Nunca pensei numa carreira nos EUA. A Europa é minha casa. Não queria abandonar minhas raízes. Não sairia do meu país por razões financeiras. E tem mais: se fosse para os EUA, com o inglês cheio de sotaque que tenho, só faria papéis caricatos, secundários. E não entendo a linguagem dos americanos. Lá, quando eles falam em cinema, já falam em tantos milhões de dólares. Para mim isso é muito abstrato, muito distante. Quando querem ver se um filme está indo bem na bilheteria, eles falam que o filme arrecadou tantos milhões. Na França, falamos em número de pessoas que foram ver o filme. É muito mais palpável. Mas, se o Scorsese me disser que precisa de uma mamãe italiana, eu vou correndo (risos).
Truffaut não quis filmar nos EUA...
Ele disse não porque para ele era melhor fazer filmes sem perder sua identidade. Depois de pronto, o filme viajaria para os EUA de qualquer forma.
O que você faz nas horas de folga?
Toco piano. Mal, mas adoro tocar. Adoro fazer nada. Não me sinto nada culpada por isso. Adoro acordar tarde e começar o dia bem lentamente. É tão chato que as pessoas se sintam obrigadas a acordar cedo. Não tem coisa melhor do que ir dormir tarde, ficar lendo ou escutando música até cair no sono. Não sinto nenhuma vergonha disso (risos).

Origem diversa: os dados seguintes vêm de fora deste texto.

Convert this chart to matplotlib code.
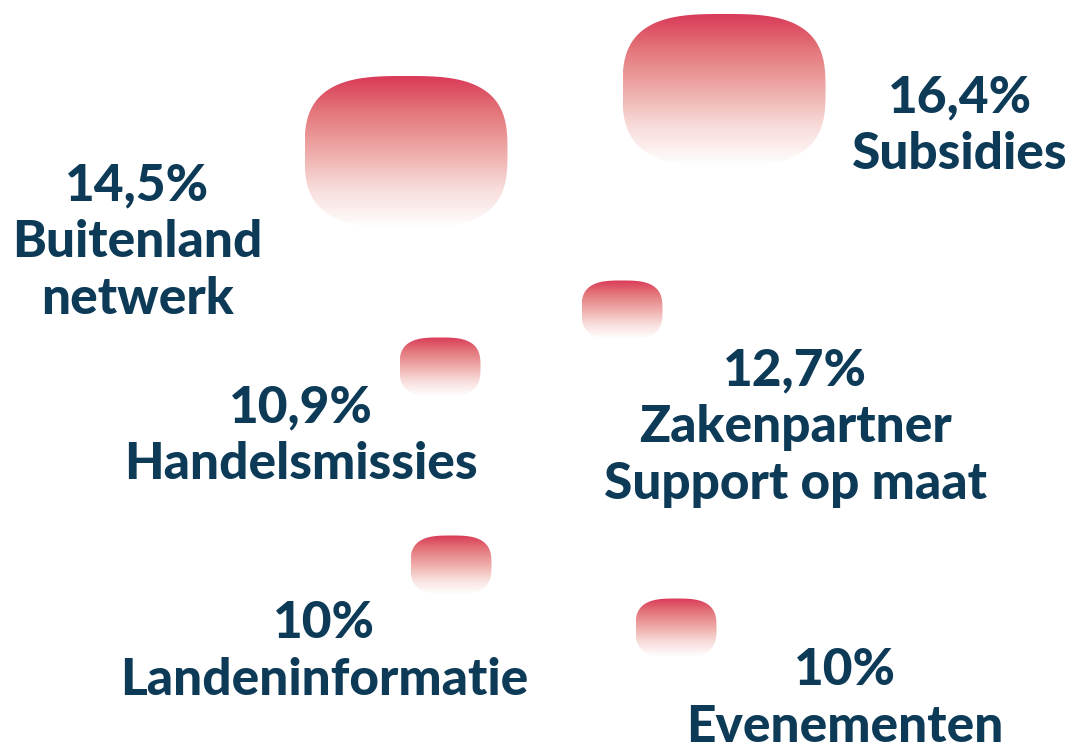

Você tem planos de voltar ao teatro?
Em outubro estréio uma peça de um inglês, Howard Baker. A história é sobre uma pintora do século 16. É uma peça muito bem escrita. Vamos estrear em Marselha. A peça vai depois a Paris, a Roma. Vamos fazer uma boa turnê pela Europa.
Você ainda evita falar sobre Truffaut?
Não consigo falar sobre esse assunto. Não tenho o que falar. Só sinto, e a sensação ainda é muito forte para colocar em palavras.